It has happened once again, a referee’s judgment has been put into question, and the UFC’s Dana White isn’t too pleased with the outcome.
The controversial stoppage to the Aaron Riley vs. Shane Nelson bout can be seen in this week’s latest UFC 96 Dana White Video Blog. In the blog and from what I’ve read from the play-by-play’s, the referee stopped the fight after Riley was put down from a solid punch by Nelson, but was visibly on his back defending strikes from Nelson and was fully in control of all his actions. It looked like a standard exchange between a guy in guard and a guy looking to stay out of guard and pound his way to victory. The fight was suddenly stopped.
In the Pete Sell vs. Matt Brown matchup, Sell was nearly knocked out from a Brown punch. Yves Lavigne rushed in to stop the fight, actually put his hands on Brown, pushed him away, then as Brown walked away in celebration, told Brown and Sell to restart. This was a very odd scene, and it produced a lot of “What the heck just happened?” moments from fans, including myself. Sell was visibly stunned, and Brown subsequently punished Sell to the point in which everyone watching was outraged by the continuance of the fight.

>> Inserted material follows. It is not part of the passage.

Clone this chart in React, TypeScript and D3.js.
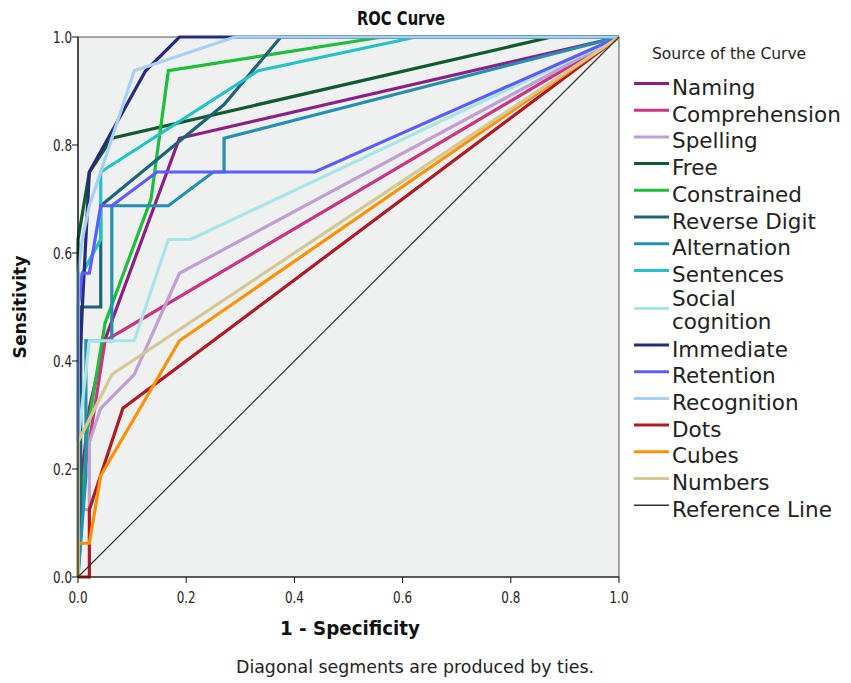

UFC 95 also had its share of controversy with many, including myself, believing Josh Koscheck wasn’t given a chance and the fight was stopped way too quickly. All of these debatable stoppages bring us back to the central issue, is there a need for some sort of organizational body to manage, train, and create a critera for referees?
I think the last few events certainly raise the issue. Yves Lavigne’s mistake in the Sell-Brown fight was likely caused by the fact that another referee quickly stopped a fight earlier in th evening. Lavigne likely didn’t want to make similar mistakes, but Lavigne would have been fully justified in stopping the fight when Sell first went down, although Sell did move to defend. It would have been perfectly fine for Lavigne to stop the fight when Sell was obviously barely able to stand against the fence. It shouldn’t have went for as long as it had, but the recent screwups in the Octagon as of late are probably one of the reasons why Lavigne waited to stop this bout.
The Riley-Nelson situation was that of an inexperienced referee in my mind. When the focus is on fighter safety and only fighter safety, veteran battlers like Aaron Riley who are familiar with being on the ropes of defeat, but are able to fully defend themselves, get the short end of the stick. The replay shown in White’s video blog is confusing to any fan.
What needs to happen in order for this to end? I’ve thrown the suggestion out that the UFC should try to get behind some type of organizational body that trains MMA referees, teaches specific criteria that referees need to follow, and is headed by one of the best referees in the business in John McCarthy. If the UFC backs the organization, it should filter throughout the commissions and through the regional promotions as well. It could have some sort of regional experience program, allowing referees to go through trials and tribulations in lower promotions and building their way up to higher level organizations through a track record of some kind. There should be some sort of review board much like what NFL and MLB officials have to go through.
Kid Nate believes John McCarthy should also be reinstated back into the UFC, and I believe this would be a brilliant idea for bigger marquee matchups. We haven’t had any huge bouts completely screwed by poor refereeing lately, but it’s bound to happen if this continues.
I’m more inclined to push McCarthy into a role to create the future of MMA referees with his common sense in the cage. I think that would be a much more effective way to bring new referees into the same mindset that McCarthy has had over the years. It should provide us with an ample amount of referees that won’t foul things up so horribly like that of what happened in Riley vs. Nelson.